『映画 夜空はいつでも最高密度の青色だ』 片隅の光景
『映画 夜空はいつでも再高密度の青色だ』の原作は最果タヒの同名の詩集。詩集から映画をつくる珍しい試みだ。それがどこに表れているかといえば、主人公の男女が詩の言葉をつぶやく。例えばこんな具合に。
「都会を好きになった瞬間、自殺したようなものだよ」
「塗った爪の色を、きみの体の内側に探したって見つかりやしない」
「夜空はいつでも最高密度の青色だ」
最果タヒが20代で書いたこれらの言葉は、いわゆる現代詩の言葉遣いでなく若い世代が日常に感ずる違和を言語化したものだろうけど、会話のなかでしゃべれば、やはり普通じゃない。変な奴と思われる。男も女も自分を変だと思っている。そんな二人が遠回りして結ばれる「ボーイ・ミーツ・ガール」の青春映画。その遠回りのあいだに、二人をとりまくこの社会の姿が見えてくる。監督は『舟を編む』の石井裕也。
美香(石橋静河)は看護師として仕事しながら、夜は渋谷のガールズバーで働いている。慎二(池松壮亮)は建築現場で日雇い仕事をしている。慎二がつるむのは兄貴分の智之(松田龍平)、中年の岩下(田中哲司)、出稼ぎフィリピン人のアンドレス(ポール・マグサリン)。
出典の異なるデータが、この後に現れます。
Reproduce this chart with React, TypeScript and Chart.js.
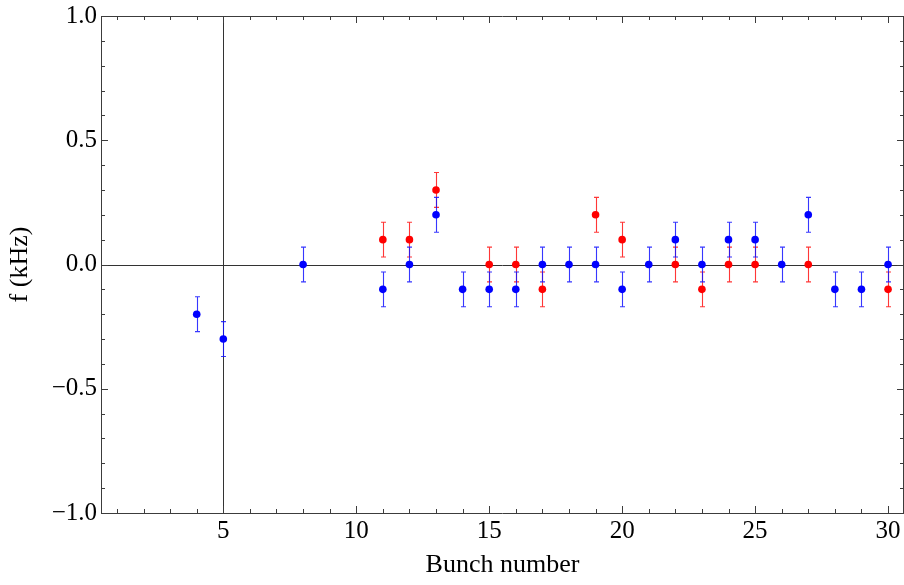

彼らは仕事帰りのガールズバーで美香と会う。智之が美香とSNSでつながってつきあいはじめるが、智之はあっけなく死んでしまう。仲間しかいない通夜の席で、美香と慎二は顔を合わせる……。
美香がガールズバーで働くのはお金がほしいこともあるが、それ以上に何か焦燥にとりつかれているらしい。慎二もいつも「イヤな予感」、言いかえれば死の予感につきまとわれている(タヒとは「死」の文字を分解した名前らしい)。詩の言葉をしゃべりまくるかと思えば、黙りこくってしまう。生きづらさをかかえた二人が、お互い手探りするように相手を少しずつわかってゆく。新人の石橋静河と、いろんな映画で顔なじみの池松壮亮の抑えた演技がいい。青春映画というと必ず主人公が叫ぶシーンがあるけど、そういう場面が出てこないのもいい。
智之の通夜で、彼らを派遣する会社の社員は「仕事中に死なないでくれよな」と迷惑そうに慎二につぶやく。慎二のアパートで隣に住む読書好きの老人は、孤独死しているのが見つかる。腰を痛めた岩下は現場を去ってゆく(どこへ行くのかは明かされない)。アパートに何人ものフィリピン人と同居して暮らすアンドレスも、家族のいるフィリピンに帰る決心をする。
最後、慎二の狭いアパートで朝を迎えた二人が、鉢植えの小さなサボテンに花が咲いているのをみつける。片隅の光景で終わるのが素敵だ。